Тогда послушай ещё. Скажу пафос. Бесформенная Психея речи облачена в мёртвое тело языка (записанного прошлого), но сама эта Психея носительница будущих смыслов, ещё не ведающих о том, что они будущие. Нужно медленно понимать, останавливаясь в своём индивидуальном непонимании, чтобы, не спеша, познакомиться с речью, едва мерцающей сквозь покровы мёртвой плоти, с душой языка, когда чтение не равно чтению и мир не равен миру. Не торопись записывать то, что не готов прочитать: поручи спешку прошлому, сам же не наращивай на речь мёртвую ткань. Дай времени вечность, а языку речь; не будь кем-нибудь где-нибудь, а будь Вот Этим Тобою прямо здесь и сейчас. И помни:
В любом случае не спеши ещё немного. Твоя проблема не субъективна. Ничьей (тем более твоей) вины в этом нет. Главное, чтобы хотелось наполнить бумагу или винчестер словами, чтобы дыхания хватило на эти монашеские значки, которые ты сейчас видишь перед глазами. Во что они сложатся, сумеет ли твоё дыхание их удержать другой вопрос. Было бы дыхание, было бы дыхание, было бы дыхание. А буквы уже есть вот они!
...и что с того, что я собирался написать совсем другое кроткое, как моя выдохшаяся кровь, письмо?..
Жму руку7, дорогой брат. Ты ещё придумаешь что-нибудь, чтобы речь стала твоей.
Горячий поклон Мари.
Жду в городе. Будем ссориться, как дети в песочнице (а не в коробке с инструментами).
Твоя свинка забавна и трогательна до слёз: я стал сентиментален.
Помнишь ли татарское место на весёлом берегу?
Удачи!
1 Литературы как социального института; не "дикорастущей" словесности.
2 Экспликация этого что и есть филология.
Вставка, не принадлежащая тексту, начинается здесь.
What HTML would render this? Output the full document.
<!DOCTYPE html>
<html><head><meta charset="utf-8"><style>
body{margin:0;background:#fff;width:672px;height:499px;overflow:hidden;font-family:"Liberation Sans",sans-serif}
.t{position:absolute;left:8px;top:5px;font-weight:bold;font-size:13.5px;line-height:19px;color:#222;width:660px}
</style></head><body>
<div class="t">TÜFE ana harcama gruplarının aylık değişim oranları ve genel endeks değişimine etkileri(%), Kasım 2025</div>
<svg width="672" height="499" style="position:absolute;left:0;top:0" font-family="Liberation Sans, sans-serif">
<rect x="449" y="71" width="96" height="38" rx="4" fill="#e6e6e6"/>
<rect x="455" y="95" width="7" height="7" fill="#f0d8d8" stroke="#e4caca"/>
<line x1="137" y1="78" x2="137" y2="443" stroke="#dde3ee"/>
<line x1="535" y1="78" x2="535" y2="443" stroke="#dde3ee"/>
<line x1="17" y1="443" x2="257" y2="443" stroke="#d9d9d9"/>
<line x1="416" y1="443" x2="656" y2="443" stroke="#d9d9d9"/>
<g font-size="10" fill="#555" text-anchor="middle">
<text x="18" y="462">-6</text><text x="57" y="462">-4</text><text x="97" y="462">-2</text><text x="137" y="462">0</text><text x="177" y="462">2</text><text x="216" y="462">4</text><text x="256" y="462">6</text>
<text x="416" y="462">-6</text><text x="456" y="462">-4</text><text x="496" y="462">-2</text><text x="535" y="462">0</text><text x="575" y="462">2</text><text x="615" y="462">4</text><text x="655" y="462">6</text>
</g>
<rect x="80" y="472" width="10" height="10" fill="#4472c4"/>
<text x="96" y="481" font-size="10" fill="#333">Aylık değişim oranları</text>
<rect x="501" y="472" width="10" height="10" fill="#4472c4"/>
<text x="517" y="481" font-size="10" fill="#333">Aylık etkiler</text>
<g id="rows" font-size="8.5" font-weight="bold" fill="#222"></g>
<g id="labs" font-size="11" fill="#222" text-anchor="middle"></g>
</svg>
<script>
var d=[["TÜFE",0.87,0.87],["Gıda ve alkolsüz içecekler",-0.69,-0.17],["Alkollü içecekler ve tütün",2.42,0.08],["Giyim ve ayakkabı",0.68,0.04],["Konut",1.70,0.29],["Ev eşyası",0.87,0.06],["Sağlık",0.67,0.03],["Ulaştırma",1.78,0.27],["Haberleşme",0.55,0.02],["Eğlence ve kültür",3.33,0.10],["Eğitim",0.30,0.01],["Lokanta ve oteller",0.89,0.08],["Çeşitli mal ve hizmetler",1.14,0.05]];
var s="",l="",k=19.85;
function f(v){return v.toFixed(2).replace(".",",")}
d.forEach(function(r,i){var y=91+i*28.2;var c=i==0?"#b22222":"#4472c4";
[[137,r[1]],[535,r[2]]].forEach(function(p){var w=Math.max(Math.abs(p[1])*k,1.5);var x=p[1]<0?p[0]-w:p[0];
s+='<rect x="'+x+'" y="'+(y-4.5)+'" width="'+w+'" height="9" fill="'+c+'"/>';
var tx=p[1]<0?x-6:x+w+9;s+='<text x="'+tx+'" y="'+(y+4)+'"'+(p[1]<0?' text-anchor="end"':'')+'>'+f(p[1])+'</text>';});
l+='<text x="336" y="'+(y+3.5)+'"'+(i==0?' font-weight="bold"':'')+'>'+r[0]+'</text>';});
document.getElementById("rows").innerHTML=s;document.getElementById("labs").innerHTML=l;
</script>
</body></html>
3 См., кажется, в "Промежуток".
4 Безличный, обобществлённый, тотальный язык не становится личной, приватной, уникальной речью (Язык vs. Речь).
5 Можно и без кавычек.
6 Я вспомнил Батая. А ты?
7 Я люблю смотреть на руки, но главнее голова. В ней различные науки превращаются в слова. Там фонетики медведи и семантики кроты, словно братья и соседи, поднялись из темноты. Ради них и я поставлен в круглой тяжести земной, чтобы жить, пока расплавлен мой язык немолодой!